On the weekends I work at a fairly popular Japanese restaurant. Up until a year and a half ago I had no idea what Celiac disease or gluten-allergy was. I thought it was some health craze that people adopted to avoid eating wheat and barley. As I continued to work at the restaurant I noticed more and more people asking for gluten free alternatives. I soon realized that this was something serious. 1 in every 105 Americans are unable to ingest wheat protein without having pain, diarrhea, or anemia.
Celiac disease is an autoimmune disorder. Naturally, when your body recognizes foreign objects it attacks the invader with various cells and tissues. With an autoimmune disorder, the body attacks itself, believing that its own parts are harmful invaders. People who are gluten intolerant cannot efficiently break down certain proteins in wheat. Gliadin, the protein found in wheat, reacts with your small intestine, causing an inflammatory reaction.
Celiac disease has no known cure. Gluten sufferers are able to avoid negative symptoms by avoiding gluten all together, an inconvenience that they will have to live with for the rest of their lives.
A startling new article has been published claiming to find a possible solution to this gluten problem. 3 medical professors have conducted various experiments with probiotics and their results are astonishing.
As it turns out a healthy amount of probiotics can inhibit the inflammatory response caused by gliadin. The study concluded that an...
“...Inclusion of probiotics appears to be able to reduce the damage caused by eating gluten-contaminated foods and may even accelerate mucosal healing after the initiation of a gluten-free diet.”
The research seems to be in its infancy stage, but the results are extremely positive none the less. The probiotics are able to break down the gluten protein efficiently through enzyme activity. Also, because celiac disease disrupts the normal functions of your intestines and bowels, gluten sufferers are unable to completely absorb nutrients, minerals, and fat soluble vitamins. Many undergo fatigue, weight loss and malnourishment because of this disease.
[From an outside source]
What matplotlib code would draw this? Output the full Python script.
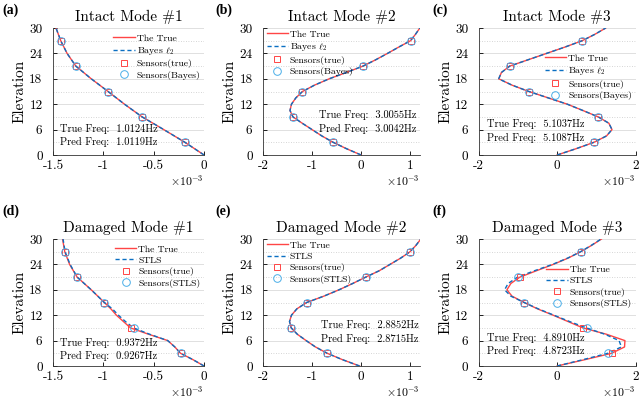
import numpy as np
import matplotlib
matplotlib.use('Agg')
import matplotlib.pyplot as plt
from matplotlib.ticker import FuncFormatter, MultipleLocator
from matplotlib.lines import Line2D

plt.rcParams['font.family'] = ['cmr10', 'DejaVu Serif']
plt.rcParams['mathtext.fontset'] = 'cm'
plt.rcParams['axes.unicode_minus'] = False

# sensor elevations (shared)
sens_elev = [3, 9, 15, 21, 27]

# (a) intact mode 1, x in units of 1e-3
elev_a = [0, 3, 6, 9, 12, 15, 18, 21, 24, 27, 30]
true_a = [0, -0.19, -0.40, -0.615, -0.79, -0.953, -1.12, -1.273, -1.36, -1.423, -1.47]
pred_a = [0, -0.19, -0.40, -0.615, -0.79, -0.953, -1.12, -1.273, -1.36, -1.423, -1.47]
sens_true_a = [-0.19, -0.615, -0.953, -1.273, -1.423]
sens_pred_a = [-0.19, -0.615, -0.953, -1.273, -1.423]

# (b) intact mode 2
elev_b = [0, 1.5, 3, 4.5, 6, 7.5, 9, 10.5, 12, 13.5, 15, 16.5, 18, 19.5, 21, 22.5, 24, 25.5, 27, 28.5, 30]
true_b = [0, -0.30, -0.57, -0.80, -1.00, -1.20, -1.39, -1.45, -1.42, -1.33, -1.195, -0.95, -0.65, -0.30,
          0.04, 0.30, 0.54, 0.77, 1.01, 1.11, 1.20]
pred_b = [0, -0.30, -0.57, -0.80, -1.00, -1.20, -1.39, -1.45, -1.42, -1.33, -1.195, -0.95, -0.65, -0.30,
          0.04, 0.30, 0.54, 0.77, 1.01, 1.11, 1.20]
sens_true_b = [-0.57, -1.39, -1.195, 0.04, 1.01]
sens_pred_b = [-0.57, -1.39, -1.195, 0.04, 1.01]

# (c) intact mode 3
elev_c = elev_b
true_c = [0, 0.49, 0.94, 1.26, 1.40, 1.32, 1.05, 0.66, 0.26, -0.23, -0.72, -1.15, -1.49, -1.42,
          -1.21, -0.74, -0.27, 0.20, 0.64, 0.96, 1.24]
pred_c = [0, 0.49, 0.94, 1.26, 1.40, 1.32, 1.05, 0.66, 0.26, -0.23, -0.72, -1.15, -1.49, -1.42,
          -1.21, -0.74, -0.27, 0.20, 0.64, 0.96, 1.24]
sens_true_c = [0.94, 1.05, -0.72, -1.21, 0.64]
sens_pred_c = [0.94, 1.05, -0.72, -1.21, 0.64]

# (d) damaged mode 1
elev_d = [0, 1.5, 3, 4.5, 6, 7.5, 9, 10.5, 12, 13.5, 15, 18, 21, 24, 27, 30]
true_d = [0, -0.11, -0.233, -0.29, -0.36, -0.55, -0.73, -0.80, -0.87, -0.925, -0.99, -1.12, -1.26,
          -1.335, -1.383, -1.405]
pred_d = [0, -0.11, -0.233, -0.29, -0.36, -0.54, -0.70, -0.78, -0.85, -0.91, -0.99, -1.12, -1.26,
          -1.33, -1.38, -1.40]
sens_true_d = [-0.233, -0.73, -0.99, -1.26, -1.383]
sens_pred_d = [-0.233, -0.70, -0.99, -1.26, -1.38]

# (e) damaged mode 2
elev_e = elev_b
true_e = [-0.03, -0.38, -0.69, -0.93, -1.12, -1.30, -1.425, -1.46, -1.42, -1.31, -1.11, -0.76, -0.45,
          -0.17, 0.095, 0.37, 0.59, 0.81, 1.00, 1.12, 1.22]
pred_e = [-0.03, -0.38, -0.69, -0.93, -1.12, -1.30, -1.425, -1.46, -1.42, -1.31, -1.11, -0.76, -0.45,
          -0.17, 0.095, 0.37, 0.59, 0.81, 1.00, 1.12, 1.22]
sens_true_e = [-0.69, -1.425, -1.11, 0.095, 1.00]
sens_pred_e = [-0.69, -1.425, -1.11, 0.095, 1.00]

# (f) damaged mode 3
elev_f = elev_b
true_f = [0, 0.71, 1.39, 1.72, 1.73, 1.26, 0.66, 0.28, -0.10, -0.50, -0.84, -1.15, -1.28, -1.18,
          -0.95, -0.53, -0.10, 0.28, 0.60, 0.88, 1.13]
pred_f = [0, 0.66, 1.29, 1.64, 1.58, 1.22, 0.75, 0.32, -0.08, -0.48, -0.84, -1.18, -1.34, -1.25,
          -1.01, -0.58, -0.12, 0.27, 0.60, 0.87, 1.12]
sens_true_f = [1.39, 0.66, -0.84, -0.95, 0.60]
sens_pred_f = [1.29, 0.75, -0.84, -1.01, 0.60]

titles = ['Intact Mode #1', 'Intact Mode #2', 'Intact Mode #3',
          'Damaged Mode #1', 'Damaged Mode #2', 'Damaged Mode #3']
freq_true = ['1.0124', '3.0055', '5.1037', '0.9372', '2.8852', '4.8910']
freq_pred = ['1.0119', '3.0042', '5.1087', '0.9267', '2.8715', '4.8723']
panel_tags = ['(a)', '(b)', '(c)', '(d)', '(e)', '(f)']

RED = '#ff4545'
BLUE = '#0a6fc2'
LBLUE = '#4aaee8'

fig = plt.figure(figsize=(6.4, 3.98), dpi=100)

col_x = [(0.0828, 0.236), (0.411, 0.245), (0.748, 0.245)]
row_y = [0.6106, 0.0804]
H = 0.319


def draw_panel(ax, elev, tr, pr, st, sp, method, title, ft, fp, xlim, xticks, leg_loc, leg_anchor, txt_xy):
    ax.plot(tr, elev, '-', color=RED, lw=1.0, zorder=3)
    ax.plot(pr, elev, '--', color=BLUE, lw=1.0, dashes=(3, 2), zorder=4)
    ax.plot(st, sens_elev, 's', mfc='none', mec=RED, ms=4, mew=0.7, zorder=5)
    ax.plot(sp, sens_elev, 'o', mfc='none', mec=LBLUE, ms=5.5, mew=0.7, zorder=5)

    ax.set_xlim(xlim)
    ax.set_ylim(0, 30)
    ax.set_xticks(xticks)
    ax.yaxis.set_major_locator(MultipleLocator(6))
    ax.yaxis.set_minor_locator(MultipleLocator(3))
    ax.xaxis.set_major_formatter(FuncFormatter(lambda v, p: '%g' % v))
    ax.tick_params(direction='in', length=3, width=0.6, labelsize=9.5)
    ax.tick_params(axis='x', pad=3.5)
    ax.tick_params(axis='y', pad=7.5)
    ax.tick_params(which='minor', length=0)
    ax.grid(axis='y', which='major', color='#dadada', lw=0.6)
    ax.grid(axis='y', which='minor', color='#c8c8c8', lw=0.6, ls=(0, (1, 2)))
    ax.set_axisbelow(True)
    for s in ['top', 'right']:
        ax.spines[s].set_visible(False)
    for s in ['left', 'bottom']:
        ax.spines[s].set_linewidth(0.6)
        ax.spines[s].set_color('#333333')

    ax.set_title(title, fontsize=11, pad=5)
    ax.set_ylabel('Elevation', fontsize=11, labelpad=2)
    ax.text(1.0, -0.205, r'$\times 10^{-3}$', transform=ax.transAxes, ha='right', va='center', fontsize=8.5)

    ax.text(txt_xy[0], txt_xy[1], 'True Freq:  %sHz\nPred Freq:  %sHz' % (ft, fp),
            transform=ax.transAxes, ha='left', va='center', fontsize=7.5, linespacing=1.45)

    handles = [Line2D([], [], color=RED, lw=1.0),
               Line2D([], [], color=BLUE, lw=1.0, ls='--', dashes=(3, 2)),
               Line2D([], [], ls='none', marker='s', mfc='none', mec=RED, ms=4, mew=0.7),
               Line2D([], [], ls='none', marker='o', mfc='none', mec=LBLUE, ms=5.5, mew=0.7)]
    labels = ['The True', method, 'Sensors(true)', 'Sensors(%s)' % method.split(' ')[0]]
    ax.legend(handles, labels, loc=leg_loc, bbox_to_anchor=leg_anchor, frameon=False, fontsize=7,
              handlelength=2.2, handletextpad=0.2, labelspacing=0.25, borderpad=0.2, borderaxespad=0)


panels = [
    (elev_a, true_a, pred_a, sens_true_a, sens_pred_a, r'Bayes $\ell_2$', (-1.5, 0), [-1.5, -1, -0.5, 0],
     'upper right', (0.99, 0.97), (0.045, 0.155)),
    (elev_b, true_b, pred_b, sens_true_b, sens_pred_b, r'Bayes $\ell_2$', (-2, 1.2), [-2, -1, 0, 1],
     'upper left', (0.01, 1.0), (0.36, 0.26)),
    (elev_c, true_c, pred_c, sens_true_c, sens_pred_c, r'Bayes $\ell_2$', (-2, 2), [-2, 0, 2],
     'upper right', (0.99, 0.81), (0.05, 0.19)),
    (elev_d, true_d, pred_d, sens_true_d, sens_pred_d, 'STLS', (-1.5, 0), [-1.5, -1, -0.5, 0],
     'upper right', (0.99, 0.97), (0.045, 0.13)),
    (elev_e, true_e, pred_e, sens_true_e, sens_pred_e, 'STLS', (-2, 1.2), [-2, -1, 0, 1],
     'upper left', (0.01, 1.0), (0.37, 0.268)),
    (elev_f, true_f, pred_f, sens_true_f, sens_pred_f, 'STLS', (-2, 2), [-2, 0, 2],
     'upper right', (0.99, 0.81), (0.055, 0.17)),
]

tag_xy = [(0.003, 0.975), (0.336, 0.975), (0.675, 0.975),
          (0.003, 0.47), (0.336, 0.47), (0.675, 0.47)]

for i, p in enumerate(panels):
    r, c = divmod(i, 3)
    x0, w = col_x[c]
    ax = fig.add_axes([x0, row_y[r], w, H])
    elev, tr, pr, st, sp, method, xlim, xticks, lloc, lanc, txy = p
    draw_panel(ax, elev, tr, pr, st, sp, method, titles[i], freq_true[i], freq_pred[i],
               xlim, xticks, lloc, lanc, txy)
    fig.text(tag_xy[i][0], tag_xy[i][1], panel_tags[i], fontsize=10, fontweight='bold',
             family='Liberation Serif', ha='left', va='center')

fig.savefig('out.png', dpi=100)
Researchers suggest that “supplementation with a variety of bacterial strains can help inhibit gluten/gliadin-induced damage in the small intestine.”
These repairs will maximize absorption, and inhibits the growth of undesirable bacteria.
Further study needs to be done on the relationship of celiac disease and probiotics. Our stomach is extremely abundant with biodiversity and only a small hand full of bacteria have been tested. Please consult your doctor or health expert on any changes to your diet or lifestyle.